In Industrial Age, World's Languages Dwindle in Number
THERE are powerful lobbies for saving the whales and other endangered species. But who speaks up for the world's endangered languages?
In the coming century, 90 to 95 percent of the existing 6,000 tongues will become extinct or will be headed for extinction if present trends continue, according to Michael Krauss, who heads the Alaska Native Language Center at the University of Alaska in Fairbanks.
There seems to be little public awareness of this decline. Yet, to the handful of linguists who are concerned about it, that loss is as tragic as is the loss of plants and animals. That is why some of these linguists held a symposium here at the annual meeting of the American Association for the Advancement of Science. As Dr. Krauss explained, they want to call attention to what they consider a loss of human diversity and cultural heritage of value to all humans.
Languages have come and gone throughout humanity's development. But there has always been a rich diversity. Now that diversity is disappearing at a precipitous rate.
Krauss says that, although anthropologists lack good data on the loss rate, something between 20 and 50 percent of present-day languages probably are no longer being learned by children. That includes 149 of the 187 native languages still spoken in North America. Krauss adds that only about 5 to 10 percent of the existing 6,000 tongues can be considered ``safe.'' These are national languages or those spoken by large numbers of people.
Scientists here attributed the loss of languages to some of the same influences that affect the loss species: the destruction of habitat and pollution and the general advance of industrial civilization. These things disrupt small human groups just as they do plants and animals. Global trade and communication also contribute to the growing dominance of some languages at the expense of others.

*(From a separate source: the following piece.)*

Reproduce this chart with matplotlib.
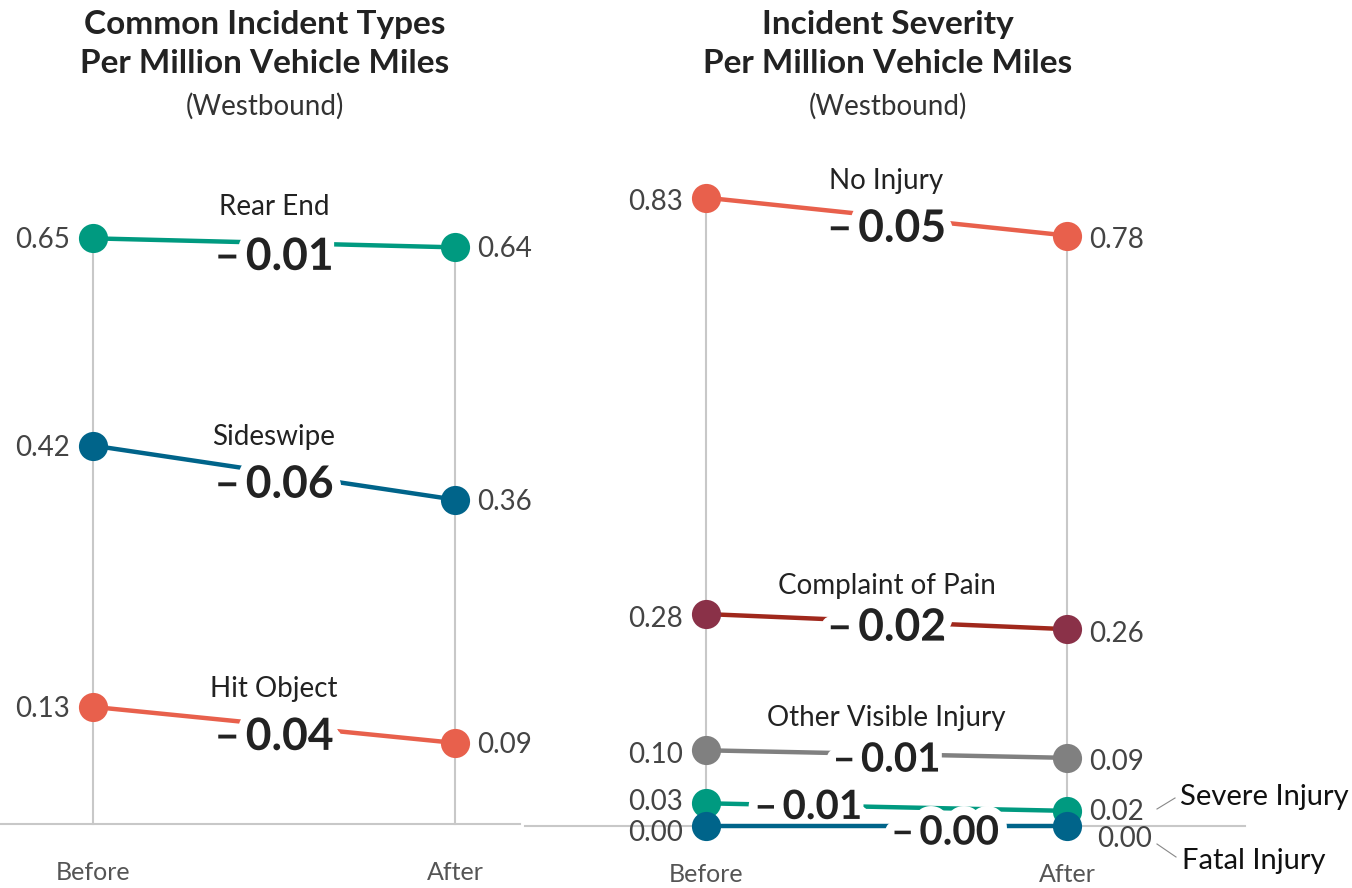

Languages are distributed unevenly around the world. There are approximately 900 in the Americas, 275 in Europe and the Middle East, 1,900 in Africa, and 3,000 throughout Asia and the Pacific Ocean area. Many are regional and spoken by a few thousand people at most. For example, about 8 million people account for 1,400 languages in the Pacific Islands and New Guinea. And some of these languages are as different from one another as French is from Japanese.
Yet as Krauss and his colleague Leanne Hinton of the University of California at Berkeley noted at a press conference, even a language with only a few speakers represents a major human achievement. It represents long cultural development. It embodies what may be unique ways of looking at space and time and at the common human experience of living on Earth. These could provide helpful insights as humanity tries to work out ways of maintaining a healthy planet.
Whenever a language is allowed to die, such elements of cultural diversity are lost. ``We do not have the right to make that decision [to incur that loss] for our posterity,'' Krauss says.
Yet, as Dr. Hinton explained, it's hard to revive a moribund language. It's easy for the young generation to adopt the dominant language and let the language of their heritage slip. But some of those younger people are awakening to what they are losing. Hinton, for example, is guiding a program in California in which younger adults ``apprentice'' themselves to older relatives who still speak the ancestral tongue. That way a language still spoken by only a few people can be passed to younger speakers. The hope is that this will help lay the foundation for reviving the language.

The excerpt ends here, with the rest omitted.